═══ Data block

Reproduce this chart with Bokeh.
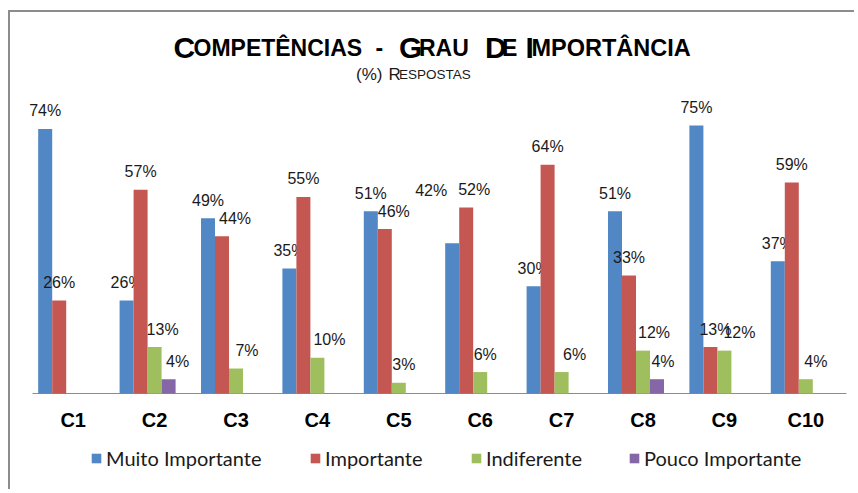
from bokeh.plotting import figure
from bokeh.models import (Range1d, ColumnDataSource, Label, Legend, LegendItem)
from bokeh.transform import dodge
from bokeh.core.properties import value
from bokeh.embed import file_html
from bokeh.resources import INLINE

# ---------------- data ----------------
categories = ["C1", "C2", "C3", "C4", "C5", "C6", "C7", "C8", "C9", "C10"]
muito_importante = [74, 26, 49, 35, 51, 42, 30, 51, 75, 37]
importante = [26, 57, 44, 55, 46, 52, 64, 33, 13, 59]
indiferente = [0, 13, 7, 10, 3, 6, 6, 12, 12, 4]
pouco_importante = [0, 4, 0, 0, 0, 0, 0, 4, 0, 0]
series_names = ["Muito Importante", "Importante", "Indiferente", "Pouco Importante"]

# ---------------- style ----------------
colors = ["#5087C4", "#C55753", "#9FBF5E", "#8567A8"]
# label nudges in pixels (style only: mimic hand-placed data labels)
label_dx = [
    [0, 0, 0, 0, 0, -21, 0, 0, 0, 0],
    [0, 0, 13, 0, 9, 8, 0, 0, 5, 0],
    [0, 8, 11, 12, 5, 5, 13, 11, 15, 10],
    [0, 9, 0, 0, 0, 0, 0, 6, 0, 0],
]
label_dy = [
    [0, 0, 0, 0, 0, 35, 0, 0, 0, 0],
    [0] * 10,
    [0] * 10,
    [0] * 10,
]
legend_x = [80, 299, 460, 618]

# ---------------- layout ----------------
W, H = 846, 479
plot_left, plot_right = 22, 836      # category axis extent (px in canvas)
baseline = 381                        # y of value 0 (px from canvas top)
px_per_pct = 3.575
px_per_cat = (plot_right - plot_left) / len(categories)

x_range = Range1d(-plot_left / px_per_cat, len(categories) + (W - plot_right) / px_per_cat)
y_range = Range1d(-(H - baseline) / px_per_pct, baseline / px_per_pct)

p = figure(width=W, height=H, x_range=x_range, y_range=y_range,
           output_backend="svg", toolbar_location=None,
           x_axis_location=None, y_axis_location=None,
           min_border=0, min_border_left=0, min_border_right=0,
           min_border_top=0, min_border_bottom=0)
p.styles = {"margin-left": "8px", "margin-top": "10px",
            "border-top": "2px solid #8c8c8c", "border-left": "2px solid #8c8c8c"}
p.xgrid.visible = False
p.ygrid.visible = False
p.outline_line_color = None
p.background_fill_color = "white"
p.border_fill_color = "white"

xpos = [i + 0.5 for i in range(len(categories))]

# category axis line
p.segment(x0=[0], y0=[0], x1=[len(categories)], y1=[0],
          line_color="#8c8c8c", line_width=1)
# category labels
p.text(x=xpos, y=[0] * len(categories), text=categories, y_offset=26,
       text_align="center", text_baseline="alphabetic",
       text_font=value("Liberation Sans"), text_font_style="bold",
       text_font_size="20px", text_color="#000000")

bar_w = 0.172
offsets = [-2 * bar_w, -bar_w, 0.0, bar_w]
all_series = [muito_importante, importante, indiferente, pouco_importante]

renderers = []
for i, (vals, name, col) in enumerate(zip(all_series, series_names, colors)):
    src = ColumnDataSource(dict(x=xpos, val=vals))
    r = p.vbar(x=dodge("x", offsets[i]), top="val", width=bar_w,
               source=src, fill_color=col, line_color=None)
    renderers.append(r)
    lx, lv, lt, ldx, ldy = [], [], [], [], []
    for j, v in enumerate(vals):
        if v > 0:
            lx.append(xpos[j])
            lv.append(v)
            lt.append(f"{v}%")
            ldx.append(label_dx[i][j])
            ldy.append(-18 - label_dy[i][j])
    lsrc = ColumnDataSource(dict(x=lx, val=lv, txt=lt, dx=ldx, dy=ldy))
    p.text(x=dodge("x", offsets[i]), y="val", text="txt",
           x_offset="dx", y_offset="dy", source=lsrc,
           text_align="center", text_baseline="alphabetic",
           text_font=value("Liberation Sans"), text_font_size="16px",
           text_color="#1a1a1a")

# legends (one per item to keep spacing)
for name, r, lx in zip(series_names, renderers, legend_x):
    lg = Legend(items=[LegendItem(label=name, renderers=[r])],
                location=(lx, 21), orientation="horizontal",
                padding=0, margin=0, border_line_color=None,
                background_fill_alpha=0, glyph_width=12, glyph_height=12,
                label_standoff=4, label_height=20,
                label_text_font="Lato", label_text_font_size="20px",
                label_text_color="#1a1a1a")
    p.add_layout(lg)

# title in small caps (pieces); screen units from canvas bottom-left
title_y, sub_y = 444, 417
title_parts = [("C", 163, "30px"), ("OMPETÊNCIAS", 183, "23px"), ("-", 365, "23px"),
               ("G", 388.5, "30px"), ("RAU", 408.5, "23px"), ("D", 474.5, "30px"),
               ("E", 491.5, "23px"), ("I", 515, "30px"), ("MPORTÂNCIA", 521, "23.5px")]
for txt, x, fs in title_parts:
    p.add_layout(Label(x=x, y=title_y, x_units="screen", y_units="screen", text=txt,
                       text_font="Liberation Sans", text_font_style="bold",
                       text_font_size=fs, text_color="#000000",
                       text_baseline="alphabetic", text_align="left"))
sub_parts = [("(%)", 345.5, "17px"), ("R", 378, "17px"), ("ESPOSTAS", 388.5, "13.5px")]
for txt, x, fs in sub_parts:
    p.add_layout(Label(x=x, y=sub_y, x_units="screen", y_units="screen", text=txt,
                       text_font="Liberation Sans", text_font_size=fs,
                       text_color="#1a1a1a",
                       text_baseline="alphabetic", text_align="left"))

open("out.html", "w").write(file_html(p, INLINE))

══════

What needs to be done:
Write out again, exactly, the lines from the start of the listing up to the line containing "from bokeh.resources import INLINE", with both ends and without pictures.

Response to this task:
Reproduce this chart with Bokeh.
from bokeh.plotting import figure
from bokeh.models import (Range1d, ColumnDataSource, Label, Legend, LegendItem)
from bokeh.transform import dodge
from bokeh.core.properties import value
from bokeh.embed import file_html
from bokeh.resources import INLINE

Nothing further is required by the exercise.